Real estate investors can deduct various property-related expenses, including:

  1. Property Management Fees: If you hire a property management company to oversee your investments, their fees are deductible.
  1. Repairs and Maintenance: Costs associated with maintaining and repairing your rental property are generally deductible. Keep invoices and receipts for these expenses.
  1. Property Taxes: Property taxes paid to local authorities are deductible. Florida has property taxes, so ensure you include these in your deductions.
  1. Insurance Premiums: Insurance premiums for your rental property are deductible. This includes coverage for fire, flood, liability, and more.

Others include – Advertising and Marketing Expenses, Legal and Professional Fees related to the property and Travel Expenses for property management. Keep meticulous records of these expenses, as they can add up quickly and significantly reduce your taxable income.

3. Property Depreciation

Real estate investors can deduct a portion of their property’s cost over time through depreciation. The IRS allows a depreciation deduction for residential rental properties over 27.5 years and 39 years for commercial properties.

To maximize this deduction:

  1. Cost Segregation Study: Consider a cost segregation study, especially for commercial properties. This study can help identify components of the property that can be depreciated over shorter periods, allowing you to maximize deductions in the earlier years of ownership.
  1. Keep Accurate Records: Maintain meticulous records of your property’s purchase price, land value, and improvement costs. Proper documentation ensures you claim the maximum allowable depreciation.

4. Section 1031 Exchange

A Section 1031 exchange, also known as a like-kind exchange, allows you to defer capital gains taxes when you sell one investment property and reinvest the proceeds in another like-kind property. Florida investors can take advantage of this tax strategy to defer taxes on property appreciation.

To maximize this deduction:

  1. Consult a Tax Professional: Section 1031 exchanges can be complex, and IRS rules must be followed meticulously. Consult with a tax professional experienced in these transactions to ensure compliance.
  1. Identify Replacement Properties: Be mindful of the strict timeline for identifying and acquiring replacement properties (45 days to identify and 180 days to close the deal). 

 5. Tax Credits

Real estate investors in Florida may also qualify for tax credits. Tax credits directly reduce your tax liability, making them highly valuable.

  1. Historic Preservation Tax Credits: If you invest in the restoration and preservation of historic properties, you may be eligible for federal and state historic preservation tax credits.
  1. Renewable Energy Tax Credits: Investing in renewable energy systems for your rental properties, such as solar panels, can qualify you for federal and state tax credits.
  1. Low-Income Housing Tax Credits: If you provide affordable housing options, you may be eligible for low-income housing tax credits, which can offset your tax liability.

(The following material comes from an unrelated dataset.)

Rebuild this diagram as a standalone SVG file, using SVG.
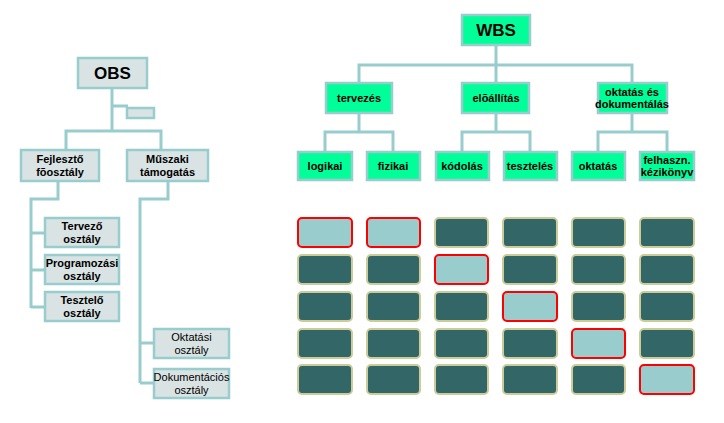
<svg xmlns="http://www.w3.org/2000/svg" width="724" height="423" viewBox="0 0 724 423">
<style>
.c{fill:none;stroke:#99cccc;stroke-width:3}
.o{fill:#d9e3e3;stroke:#99cccc;stroke-width:2.5}
.w{fill:#00ff99;stroke:#99cccc;stroke-width:2.5}
.d{fill:#336666;stroke:#cccc99;stroke-width:2}
.h{fill:#99cccc;stroke:#ff0000;stroke-width:2}
text{font-family:"Liberation Sans",Arial,sans-serif;font-size:11px;font-weight:bold;fill:#000;text-anchor:middle}
.big{font-size:17px}
.n{font-weight:normal}
</style>
<rect width="724" height="423" fill="#fff"/>
<g id="connectors">
<path class="c" d="M112,88V131M112,106H128M66,150V131H161V150"/>
<path class="c" d="M58,181V199H31V308M31,233H45M31,270H45M31,307H45"/>
<path class="c" d="M168,181V199H140V383M140,343H154M140,383H154"/>
<path class="c" d="M496,45V65M359,83V65H632V83M496,65V83"/>
<path class="c" d="M359,113V132M325,152V132H393V152"/>
<path class="c" d="M496,113V132M462,152V132H530V152"/>
<path class="c" d="M632,113V132M598,152V132H667V152"/>
</g>
<g id="obs"><rect class="o" x="78" y="58" width="69" height="30"/><text class="big" x="112.5" y="79">OBS</text></g>
<g id="obs-blank"><rect class="o" x="127" y="108" width="27" height="10"/></g>
<g id="fejleszto"><rect class="o" x="21" y="150" width="78" height="31"/><text x="60" y="163">Fejlesztő</text><text x="60" y="176">fõosztály</text></g>
<g id="muszaki"><rect class="o" x="127" y="150" width="81" height="31"/><text x="167.5" y="163">Műszaki</text><text x="167.5" y="176">támogatás</text></g>
<g id="tervezo"><rect class="o" x="45" y="218" width="74" height="29"/><text x="82" y="230">Tervező</text><text x="82" y="243">osztály</text></g>
<g id="programozasi"><rect class="o" x="45" y="255" width="74" height="29"/><text x="82" y="267">Programozási</text><text x="82" y="280">osztály</text></g>
<g id="teszelo"><rect class="o" x="45" y="292" width="74" height="29"/><text x="82" y="304">Tesztelő</text><text x="82" y="317">osztály</text></g>
<g id="oktatasi"><rect class="o" x="154" y="329" width="75" height="29"/><text class="n" x="191.5" y="341">Oktatási</text><text class="n" x="191.5" y="354">osztály</text></g>
<g id="dokumentacios"><rect class="o" x="154" y="369" width="75" height="29"/><text class="n" x="191.5" y="381">Dokumentációs</text><text class="n" x="191.5" y="394">osztály</text></g>
<g id="wbs"><rect class="w" x="462" y="15" width="68" height="30"/><text class="big" x="496" y="36">WBS</text></g>
<g id="tervezes"><rect class="w" x="326" y="83" width="66" height="30"/><text x="359" y="102">tervezés</text></g>
<g id="eloallitas"><rect class="w" x="462" y="83" width="67" height="30"/><text x="496" y="102">elõállítás</text></g>
<g id="oktatas-dok"><rect class="w" x="598" y="83" width="69" height="30"/><text x="632" y="96">oktatás és</text><text x="632" y="108">dokumentálás</text></g>
<g id="logikai"><rect class="w" x="298" y="152" width="54" height="28"/><text x="325" y="170">logikai</text></g>
<g id="fizikai"><rect class="w" x="367" y="152" width="53" height="28"/><text x="393" y="170">fizikai</text></g>
<g id="kodolas"><rect class="w" x="436" y="152" width="53" height="28"/><text x="462" y="170">kódolás</text></g>
<g id="teszteles"><rect class="w" x="504" y="152" width="53" height="28"/><text x="530" y="170">tesztelés</text></g>
<g id="oktatas"><rect class="w" x="572" y="152" width="53" height="28"/><text x="598" y="170">oktatás</text></g>
<g id="felhaszn"><rect class="w" x="640" y="152" width="54" height="28"/><text x="667" y="164">felhaszn.</text><text x="667" y="176">kézikönyv</text></g>
<g id="matrix">
<rect class="h" x="298" y="218" width="54" height="29" rx="4"/>
<rect class="h" x="367" y="218" width="53" height="29" rx="4"/>
<rect class="d" x="435" y="218" width="53" height="29" rx="4"/>
<rect class="d" x="503" y="218" width="54" height="29" rx="4"/>
<rect class="d" x="572" y="218" width="53" height="29" rx="4"/>
<rect class="d" x="640" y="218" width="54" height="29" rx="4"/>
<rect class="d" x="298" y="255" width="54" height="29" rx="4"/>
<rect class="d" x="367" y="255" width="53" height="29" rx="4"/>
<rect class="h" x="435" y="255" width="53" height="29" rx="4"/>
<rect class="d" x="503" y="255" width="54" height="29" rx="4"/>
<rect class="d" x="572" y="255" width="53" height="29" rx="4"/>
<rect class="d" x="640" y="255" width="54" height="29" rx="4"/>
<rect class="d" x="298" y="292" width="54" height="29" rx="4"/>
<rect class="d" x="367" y="292" width="53" height="29" rx="4"/>
<rect class="d" x="435" y="292" width="53" height="29" rx="4"/>
<rect class="h" x="503" y="292" width="54" height="29" rx="4"/>
<rect class="d" x="572" y="292" width="53" height="29" rx="4"/>
<rect class="d" x="640" y="292" width="54" height="29" rx="4"/>
<rect class="d" x="298" y="329" width="54" height="29" rx="4"/>
<rect class="d" x="367" y="329" width="53" height="29" rx="4"/>
<rect class="d" x="435" y="329" width="53" height="29" rx="4"/>
<rect class="d" x="503" y="329" width="54" height="29" rx="4"/>
<rect class="h" x="572" y="329" width="53" height="29" rx="4"/>
<rect class="d" x="640" y="329" width="54" height="29" rx="4"/>
<rect class="d" x="298" y="365" width="54" height="29" rx="4"/>
<rect class="d" x="367" y="365" width="53" height="29" rx="4"/>
<rect class="d" x="435" y="365" width="53" height="29" rx="4"/>
<rect class="d" x="503" y="365" width="54" height="29" rx="4"/>
<rect class="d" x="572" y="365" width="53" height="29" rx="4"/>
<rect class="h" x="640" y="365" width="54" height="29" rx="4"/>
</g>
</svg>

Seek Guidance from a Tax Professional

While comprehending and optimizing tax deductions is essential for real estate investors, the tax code can be intricate and subject to changes. It is advisable to seek advice from a qualified tax professional or CPA who specializes in real estate taxation. This will ensure that you are fully leveraging available deductions and credits while maintaining compliance with tax laws.

Florida offers numerous tax deductions and incentives for real estate investors, making it an attractive destination for property investment. By carefully planning and implementing tax-saving strategies, such as mortgage interest deductions, property depreciation, and 1031 exchanges, investors can minimize their tax liability and maximize their returns. However, it’s essential to stay informed about changes in tax laws and seek professional guidance to ensure compliance and optimize your tax position. With the right approach and expert advice, real estate investment in Florida can be a financially rewarding endeavor.